Source: IU News
Indiana University Bloomington is helping celebrate the centennial of legendary jazz vocalist Ella Fitzgerald with an exhibition, film screening and public lecture.
Known as the "First Lady of Song," Fitzgerald collaborated with the likes of Chick Webb, Louis Armstrong and Duke Ellington. She won more than a dozen Grammy Awards and sold more than 40 million albums during her lifetime. IU is part of the yearlong celebration of her 100th birthday, which began in April 2017.
The university is home to items belonging to Fitzgerald through the university's Sage Collection and the Black Film Center/Archive and the Ella Fitzgerald Charitable Foundation, including sheet music, records, photos, two 1960s-era stage dresses designed by Hollywood legend Don Loper, a pair of gloves, a wig and an extremely fashionable pair of hot pink cat-eye-shaped prescription sunglasses.
"I am thrilled the Sage Collection has the opportunity to honor this treasured American artist by sharing fabulous pieces from Ella Fitzgerald’s wardrobe, along with photographs and recordings depicting her long and prolific career," Sage Collection curator Kelly Richardson said.
Several events are scheduled around the celebration, including:
- "Celebrating a Jazz Icon: 100 years of Ella Fitzgerald," a free exhibition featuring pieces from Fitzgerald's wardrobe from the Sage Collection, as well as images, albums, sheet music and books from the Black Film Center/Archive at Indiana University, the Ella Fitzgerald Charitable Foundation and the Great American Songbook Foundation. The exhibition opens March 20 in the Kirkwood Hall Gallery, on the second floor of the home of the School of Art, Architecture + Design. The gallery is open from noon to 5 p.m. Monday through Friday. An opening reception will take place at 5 p.m. March 20 in the Kirkwood Hall lobby. The exhibition closes May 4.
- Ella Fitzgerald Charitable Foundation executive director Fran Rosman will speak from 2:30 to 3:45 p.m.

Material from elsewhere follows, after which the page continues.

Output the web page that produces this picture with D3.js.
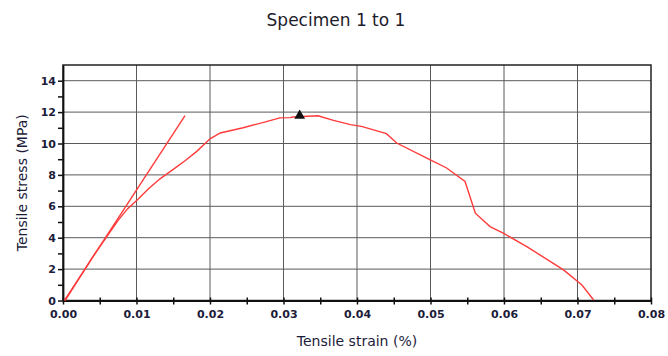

March 19 in Fine Arts 015, where she'll discuss Fitzgerald's life and legacy. Rosman has been intimately involved in several donations of Fitzgerald's items to Indiana University, which began through a connection with Kelley School of Business associate professor emerita Laura Ginger, who was Rosman's college roommate at the University of Chicago.
- IU Cinema will screen "St. Louis Blues" -- featuring Fitzgerald alongside other of the mid-20th century's most important African-American stars, including Nat King Cole, Cab Calloway, Ruby Dee and Mahalia Jackson -- at 7 p.m. March 19. The screening is free but ticketed. The film will be preceded by a musical performance by jazz musician and School of Public and Environmental Affairs senior lecturer Monika Herzig.